WASHINGTON, Dec. 8 (UPI) -- A new poll suggests Americans want action on healthcare issues, but there is no consensus about what kind of action, and also a lack of will to make difficult trade-offs.
Meanwhile, a dogfight in the waning days of the lame duck Congress illustrates the difficulty of turning vision into policy.
"People do not think in terms of ideology ... they just want some help," said Drew Altman, president and CEO of the Kaiser Family Foundation at an event Friday, unveiling the results of a new national poll on Americans' political priorities.
Eighty-five percent of Americans support more action by Congress on uninsurance, and 77 percent want more action to control healthcare costs, according to the poll of 1,867 adults conducted by the foundation and the Harvard School of Public Health. But no clear policy proposal appealed to a majority of those polled.
Proposals spanning the philosophical spectrum from a law requiring all employers to provide insurance to tax credits allowing people to purchase insurance each roughly gained the support of a quarter of surveyed respondents.
"When you ask people to choose one policy -- there is not one that everybody likes," said Mollyann Brodie, vice president of the Kaiser Family Foundation. "That's why the (universal coverage plan) in Massachusetts was successful. Everyone could see something they liked in it."
Regarding the Medicare program, on one hand, there was surprising consensus about current controversies. For example, more than two-thirds of Republicans, Democrats and Independents favor allowing the government to use the program to negotiate lower prescription drug prices.
On the other hand, proposals to address long-term solvency issues in the program failed to garner much support. Raising the age of eligibility had the support of only 28 percent, and support for requiring seniors to pay higher out-of-pocket costs was in the single digits.
Only the vague idea of "rolling back tax cuts" had the support of a majority, and that reflects many people's reluctance to make trade-offs, believing the money can "just come from somewhere else," said Robert Blendon, a health policy professor at Harvard University who worked on the survey. "Getting the program financially stable is not easy if you care about getting a lot of public support."
In Congress, last-ditch attempts to pass stop-gap funding to tide many health programs over until the new Congress meets have left casualties in their wake.

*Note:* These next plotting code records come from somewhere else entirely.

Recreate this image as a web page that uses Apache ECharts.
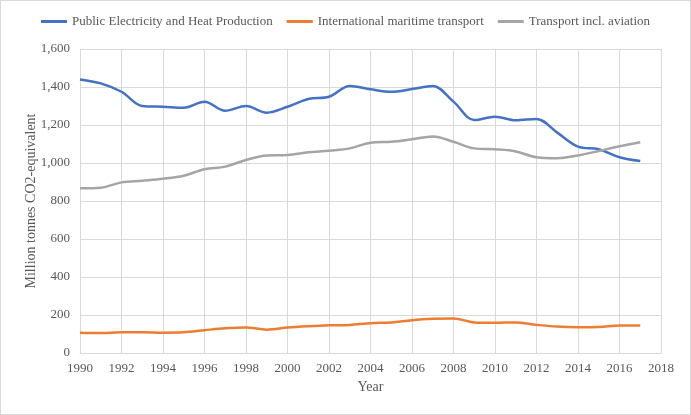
<!DOCTYPE html>
<html><head><meta charset="utf-8">
<script src="https://cdn.jsdelivr.net/npm/echarts@6/dist/echarts.min.js"></script>
<style>html,body{margin:0;padding:0;background:#fff}#c{width:689px;height:413px;border:1px solid #d9d9d9}</style>
</head><body><div id="c"></div>
<script>
var years = [1990,1991,1992,1993,1994,1995,1996,1997,1998,1999,2000,2001,2002,2003,2004,2005,2006,2007,2008,2009,2010,2011,2012,2013,2014,2015,2016,2017];
var electricity = [1440,1419,1375,1300,1296,1291,1323,1275,1300,1265,1296,1337,1349,1405,1388,1375,1389,1405,1323,1226,1244,1225,1232,1160,1086,1072,1030,1010];
var maritime = [107,105,109,109,107,109,120,130,134,123,134,141,146,148,157,161,173,180,182,161,159,161,148,139,136,137,145,145];
var transport = [867,870,898,907,917,933,967,981,1016,1040,1042,1056,1065,1077,1107,1112,1125,1140,1112,1077,1072,1061,1030,1025,1040,1063,1088,1109];
var names = ['Public Electricity and Heat Production','International maritime transport','Transport incl. aviation'];
var colors = ['#4472C4','#ED7D31','#A5A5A5'];
function pairs(v){return years.map(function(y,i){return [y,v[i]];});}
var font = 'Liberation Serif';
var txt = '#595959';
var chart = echarts.init(document.getElementById('c'));
chart.setOption({
  animation:false,
  color:colors,
  textStyle:{fontFamily:font},
  legend:{top:9,left:'center',itemWidth:26,itemHeight:3,itemGap:14,icon:'rect',
    textStyle:{fontFamily:font,fontSize:13,color:txt},data:names},
  grid:{left:79,right:29,top:48,bottom:61},
  xAxis:{type:'value',min:1990,max:2018,interval:2,
    name:'Year',nameLocation:'middle',nameGap:27,nameTextStyle:{fontFamily:font,fontSize:14,color:txt},
    axisLine:{show:true,lineStyle:{color:'#d9d9d9'}},axisTick:{show:false},
    axisLabel:{fontFamily:font,fontSize:13,color:txt,margin:9,formatter:function(v){return String(v);}},
    splitLine:{show:true,lineStyle:{color:'#d9d9d9'}}},
  yAxis:{type:'value',min:0,max:1600,interval:200,
    name:'Million tonnes CO2-equivalent',nameLocation:'middle',nameGap:42,nameMoveOverlap:false,nameTextStyle:{fontFamily:font,fontSize:14,color:txt},
    axisLine:{show:false},axisTick:{show:false},
    axisLabel:{fontFamily:font,fontSize:13,color:txt,margin:10,formatter:function(v){return v.toString().replace(/\B(?=(\d{3})+(?!\d))/g,',');}},
    splitLine:{show:true,lineStyle:{color:'#d9d9d9'}}},
  series:[
    {name:names[0],type:'line',smooth:0.35,showSymbol:false,lineStyle:{width:2.5},data:pairs(electricity)},
    {name:names[1],type:'line',smooth:0.35,showSymbol:false,lineStyle:{width:2.5},data:pairs(maritime)},
    {name:names[2],type:'line',smooth:0.35,showSymbol:false,lineStyle:{width:2.5},data:pairs(transport)}
  ]
});
</script></body></html>
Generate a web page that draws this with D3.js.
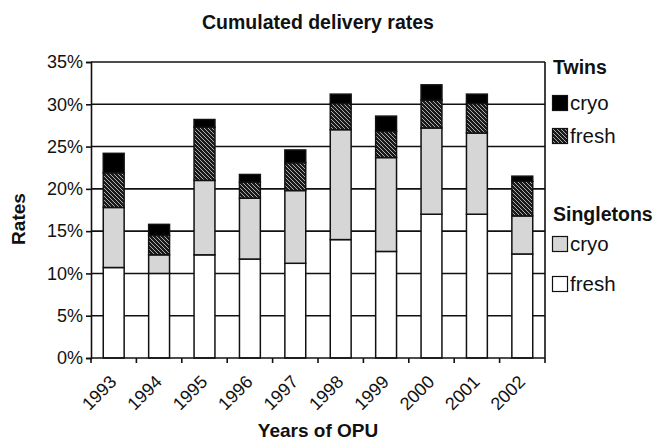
<!DOCTYPE html>
<html>
<head>
<meta charset="utf-8">
<script src="https://cdn.jsdelivr.net/npm/d3@7"></script>
<style>
  body { margin: 0; background: #fff; }
  svg { display: block; }
  text { font-family: "Liberation Sans", Arial, sans-serif; fill: #111; }
</style>
</head>
<body>
<svg id="chart" width="655" height="440"></svg>
<script>
// ---- data (percent) ----
const years = ["1993","1994","1995","1996","1997","1998","1999","2000","2001","2002"];
const singletonsFresh = [10.7, 10.0, 12.2, 11.7, 11.2, 14.0, 12.6, 17.0, 17.0, 12.3];
const singletonsCryo  = [7.1, 2.2, 8.8, 7.2, 8.6, 13.0, 11.1, 10.2, 9.6, 4.5];
const twinsFresh      = [4.1, 2.3, 6.3, 1.9, 3.3, 3.1, 3.1, 3.3, 3.5, 4.1];
const twinsCryo       = [2.3, 1.3, 0.9, 0.9, 1.5, 1.1, 1.8, 1.8, 1.1, 0.6];
const yTicks = [0, 5, 10, 15, 20, 25, 30, 35];
const seriesKeys = ["sFresh", "sCryo", "tFresh", "tCryo"];

const rows = years.map((y, i) => ({
  year: y, sFresh: singletonsFresh[i], sCryo: singletonsCryo[i],
  tFresh: twinsFresh[i], tCryo: twinsCryo[i]
}));

const W = 655, H = 440;
const m = { left: 91, right: 110, top: 62, bottom: 82 };
const svg = d3.select("#chart");

const defs = svg.append("defs");
const pat = defs.append("pattern").attr("id", "hatch")
  .attr("patternUnits", "userSpaceOnUse").attr("width", 4).attr("height", 4);
pat.append("rect").attr("width", 4).attr("height", 4).attr("fill", "#1a1a1a");
pat.append("path").attr("d", "M-1,-1 L5,5 M-1,3 L1,5 M3,-1 L5,1")
  .attr("stroke", "#bdbdbd").attr("stroke-width", 0.9);

const fills = { sFresh: "#ffffff", sCryo: "#d6d6d6", tFresh: "url(#hatch)", tCryo: "#000000" };

const x = d3.scaleBand().domain(years).range([m.left, W - m.right]).padding(0);
const y = d3.scaleLinear().domain([0, 35]).range([H - m.bottom, m.top]);

// gridlines
svg.append("g").selectAll("line").data(yTicks.filter(d => d > 0)).join("line")
  .attr("x1", m.left).attr("x2", W - m.right)
  .attr("y1", d => y(d)).attr("y2", d => y(d))
  .attr("stroke", "#111").attr("stroke-width", 1.6);
// right border
svg.append("line").attr("x1", W - m.right).attr("x2", W - m.right)
  .attr("y1", y(35)).attr("y2", y(0)).attr("stroke", "#111").attr("stroke-width", 1.6);

// stacked bars
const stack = d3.stack().keys(seriesKeys)(rows);
const bw = x.bandwidth() * 0.46;
svg.append("g").selectAll("g").data(stack).join("g")
  .attr("fill", d => fills[d.key])
  .selectAll("rect").data(d => d).join("rect")
  .attr("x", d => x(d.data.year) + (x.bandwidth() - bw) / 2)
  .attr("width", bw)
  .attr("y", d => y(d[1]))
  .attr("height", d => y(d[0]) - y(d[1]))
  .attr("stroke", "#111").attr("stroke-width", 1.5);

// y axis
const yAxis = svg.append("g").attr("transform", `translate(${m.left},0)`)
  .call(d3.axisLeft(y).tickValues(yTicks).tickFormat(d => d + "%").tickSize(5).tickPadding(3));
yAxis.selectAll("path, line").attr("stroke", "#111").attr("stroke-width", 1.6);
yAxis.selectAll("text").attr("font-size", 18).attr("font-family", "Liberation Sans, Arial, sans-serif").attr("fill", "#111");

// x axis
const xAxis = svg.append("g").attr("transform", `translate(0,${H - m.bottom})`);
xAxis.append("line").attr("x1", m.left).attr("x2", W - m.right)
  .attr("stroke", "#111").attr("stroke-width", 1.6);
const bounds = years.map(d => x(d)).concat([x(years[years.length - 1]) + x.bandwidth()]);
xAxis.selectAll("line.tick").data(bounds).join("line").attr("class", "tick")
  .attr("x1", d => d).attr("x2", d => d).attr("y1", 0).attr("y2", 5)
  .attr("stroke", "#111").attr("stroke-width", 1.6);
xAxis.selectAll("text").data(years).join("text")
  .attr("transform", d => `translate(${x(d) + x.bandwidth() / 2 + 4},${25}) rotate(-45)`)
  .attr("text-anchor", "end").attr("font-size", 18).text(d => d);

// titles
svg.append("text").attr("x", 318).attr("y", 29).attr("text-anchor", "middle")
  .attr("font-size", 19.5).attr("font-weight", "bold").text("Cumulated delivery rates");
svg.append("text").attr("x", 318).attr("y", 437).attr("text-anchor", "middle")
  .attr("font-size", 19).attr("font-weight", "bold").text("Years of OPU");
svg.append("text").attr("transform", "translate(25,219) rotate(-90)").attr("text-anchor", "middle")
  .attr("font-size", 19).attr("font-weight", "bold").text("Rates");

// legend
const lg = svg.append("g");
const legendGroups = [
  { title: "Twins", ty: 74, items: [{ label: "cryo", key: "tCryo", cy: 103 }, { label: "fresh", key: "tFresh", cy: 136 }] },
  { title: "Singletons", ty: 221, items: [{ label: "cryo", key: "sCryo", cy: 244 }, { label: "fresh", key: "sFresh", cy: 284 }] }
];
legendGroups.forEach(g => {
  lg.append("text").attr("x", 553).attr("y", g.ty).attr("font-size", 19.5)
    .attr("font-weight", "bold").text(g.title);
  g.items.forEach(it => {
    lg.append("rect").attr("x", 552.5).attr("y", it.cy - 7.5).attr("width", 15).attr("height", 15)
      .attr("fill", fills[it.key]).attr("stroke", "#111").attr("stroke-width", 1.2);
    lg.append("text").attr("x", 570).attr("y", it.cy + 7).attr("font-size", 20.5).text(it.label);
  });
});
</script>
</body>
</html>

For example, important programs like the Ryan White Act, which provides care for AIDS patients, and the State Children's Health Insurance Program (SCHIP), which insures low-income children were left out of the catch-all funding extension bill.
Now a dispute over funding for the National Institutes of Health suggests no legislation on the programs will move before the end of the year, said Kate Leone, senior health counsel to Senate Democratic Leader Harry Reid, D-Nev., leaving more than 500,000 children at risk of losing their SCHIP coverage.
"We're hoping it will pass," Leone said, "but it would be a heavy lift at this point."
For the next Congress, the Democrats, newly in control of both houses, have made Medicare drug negotiation and funding for stem cell research priority items, but they likely will encounter stiff opposition from both congressional Republicans and President Bush.
While there are some opportunities for cooperation, it is "very difficult to come together on ideas so we can move forward," said Elizabeth Hall, director of health policy for Senate Majority Leader Bill Frist, R-Tenn.
Julie Goon, special assistant to President Bush for economic policy, and member of the National Economic Council, would not discuss possible Bush vetoes, but somewhat ominously, said "the government doesn't do a very good job at negotiating."
The lessons for 2008 presidential candidates are clear, Blendon told UPI.
"What really is effective is laying out issues," he said. "My view is a lot of details will not help candidates."
Successful campaigns will "make people see they have a real sense of priorities," he said.
Republican candidates may be able to overlook the issue of healthcare in the primary, Blendon added, but to win over Democrats and Independents -- who rank healthcare among their top three issues -- they will still need to have a plan.
"It's going to be hard to be a Democratic candidate and not talk about healthcare," he added. "It's going to be hard to be a Republican candidate and find a reason to talk about it."